The popularity of film tax credits with politicians is undeniable. “The appeal of tax credits,” as a Forbes article explained, “is that they don’t look like the bald-faced subsidy that they, in fact, are.” Film productions also have the benefit of being very noticeable to the public. Focusing on this type of highly visible “economic development” is very tempting for politicians, especially in states that have broken tax and regulation systems. Private investment and entrepreneurs are currently fleeing Illinois, and rather than having superficial programs that help specific special interest groups, it would be more fair and beneficial to the state economy if tax and regulatory burdens were lessened across the board.

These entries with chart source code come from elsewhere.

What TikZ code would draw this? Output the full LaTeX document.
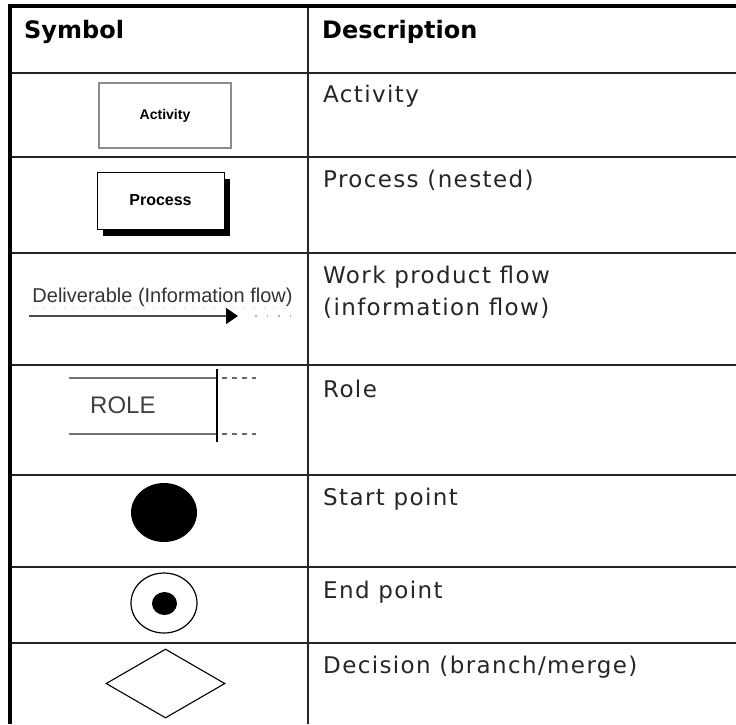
\documentclass[tikz,border=0pt]{standalone}
\usepackage{fontspec}
\setmainfont{DejaVu Sans}
\newfontfamily\descfont{DejaVu Sans}[LetterSpace=6]
\newfontfamily\symfont{Liberation Sans}
\usetikzlibrary{shapes.geometric,arrows.meta,shadows}

\begin{document}
\begin{tikzpicture}[x=1pt,y=-1pt,
  outerframe/.style={line width=4pt,black},
  gridrule/.style={line width=1.8pt,black!85},
  headtxt/.style={anchor=base west,inner sep=0pt,
    font=\fontsize{24}{28}\selectfont\bfseries},
  desctxt/.style={anchor=base west,inner sep=0pt,text=black!85,
    font=\descfont\fontsize{23}{32}\selectfont},
  actbox/.style={draw=black!45,line width=1.3pt,fill=white,inner sep=0pt,
    minimum width=132pt,minimum height=65pt,
    font=\symfont\fontsize{14}{16}\selectfont\bfseries},
  procbox/.style={draw=black,line width=1pt,fill=white,inner sep=0pt,
    minimum width=127pt,minimum height=57pt,
    font=\symfont\fontsize{16}{18}\selectfont\bfseries,
    drop shadow={shadow xshift=6pt,shadow yshift=-7pt,fill=black,opacity=1}},
  flowtxt/.style={inner sep=0pt,text=black!80,
    font=\symfont\fontsize{20}{24}\selectfont},
  flowline/.style={line width=1.6pt,black!70,
    -{Triangle[length=12pt,width=16pt,fill=black,color=black]}},
  trail/.style={line width=1.5pt,black!30,dash pattern=on 1.5pt off 10pt},
  laneline/.style={line width=2pt,black!55},
  lanetrail/.style={line width=1.5pt,black!60,dash pattern=on 5pt off 5pt},
  roletxt/.style={anchor=base west,inner sep=0pt,text=black!75,
    font=\symfont\fontsize{24}{28}\selectfont},
  dot/.style={ellipse,fill=black,inner sep=0pt},
  ring/.style={ellipse,draw=black,line width=1.2pt,inner sep=0pt},
  choice/.style={diamond,draw=black,line width=1.1pt,inner sep=0pt,
    minimum width=119pt,minimum height=69pt}
]
\useasboundingbox (0,0) rectangle (736,724);
\fill[white] (0,0) rectangle (736,724);

% table grid
\foreach \yy in {73,157,253,365,475,567,643}
  \draw[gridrule] (9.5,\yy) -- (736,\yy);
\draw[gridrule] (308,6) -- (308,724);
\draw[outerframe] (7.5,6) -- (736,6);
\draw[outerframe] (9.5,4) -- (9.5,724);

% header
\node[headtxt] (hsym) at (24,38) {Symbol};
\node[headtxt] (hdesc) at (322,38) {Description};

% activity
\node[actbox] (act) at (165,115.5) {Activity};
\node[desctxt] (dact) at (323,102) {Activity};

% nested process
\node[procbox] (proc) at (160.5,200.5) {Process};
\node[desctxt] (dproc) at (323,187) {Process (nested)};

% information flow
\node[flowtxt] (flowlbl) at (162.5,297) {Deliverable (Information flow)};
\draw[line width=1pt,black!25!green!40,dash pattern=on 1pt off 9pt]
  (flowlbl.south west) ++(2,2) -- ([xshift=-2pt,yshift=-2pt]flowlbl.south east);
\coordinate (fsrc) at (29,316);
\coordinate (ftip) at (238,316);
\coordinate (fend) at (292,316);
\draw[flowline] (fsrc) -- (ftip);
\draw[trail] ([xshift=17pt]ftip) -- (fend);
\node[desctxt] (dflow1) at (323,283) {Work product flow};
\node[desctxt] (dflow2) at (323,315) {(information flow)};

% role lane
\coordinate (lt0) at (69,378);
\coordinate (lt1) at (217,378);
\coordinate (lt2) at (256,378);
\coordinate (lb0) at (69,434);
\coordinate (lb1) at (217,434);
\coordinate (lb2) at (256,434);
\draw[laneline] (lt0) -- (lt1);
\draw[laneline] (lb0) -- (lb1);
\draw[lanetrail] ([xshift=5pt]lt1) -- (lt2);
\draw[lanetrail] ([xshift=5pt]lb1) -- (lb2);
\draw[line width=1.2pt,black] ([yshift=9pt]lt1) -- ([yshift=-8pt]lb1);
\node[roletxt] (role) at (90,413) {ROLE};
\node[desctxt] (drole) at (323,397) {Role};

% start point
\node[dot,minimum width=66pt,minimum height=59pt] (start) at (164,512.5) {};
\node[desctxt] (dstart) at (323,505) {Start point};

% end point
\node[ring,minimum width=66pt,minimum height=60pt] (endo) at (164,603) {};
\node[dot,minimum width=25pt,minimum height=23pt] (endi) at (164.5,603.5) {};
\node[desctxt] (dend) at (323,598) {End point};

% decision
\node[choice] (dec) at (165.5,683.5) {};
\node[desctxt] (ddec) at (323,673) {Decision (branch/merge)};
\end{tikzpicture}
\end{document}
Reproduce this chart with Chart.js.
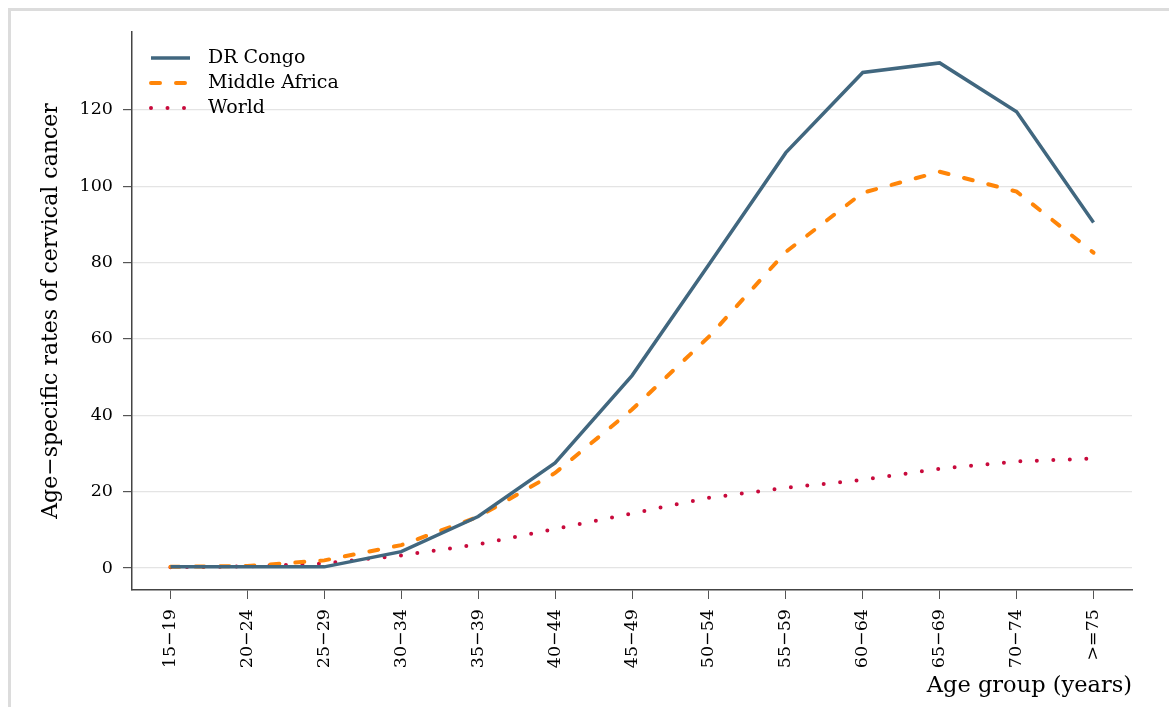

Film tax incentives have been popping up across the country in recent years. Currently over 40 states have some sort of film production incentive, causing a “race to the bottom” as states compete for production projects. Given the economic losses of other states’ film tax credit programs, a thorough and independent analysis of the Illinois Film Services Tax Credit program is long overdue. A comprehensive cost-benefit analysis will allow taxpayers and policy makers to judge how effective this program is in comparison to other economic development programs—and allow taxpayers to get the biggest bang for their buck. If it doesn’t meet clear cost-value goals, Illinois’s Film Production Services Tax Credit should be sunsetted immediately.
Why This Works
While the glitz and glamour of Hollywood and movie stars make film tax credits alluring, they may not be the most efficient economic development strategy. During a time of staggering unemployment in Illinois, job creation is on the mind of every state resident. In order to increase accountability and ensure the state is as effective as possible at maintaining an environment that promotes lasting job growth, initiatives such as the film production services tax credit need to be evaluated by independent reviewers to see if it lives up to its goals—and whether or not there is an even better use of valuable state resources.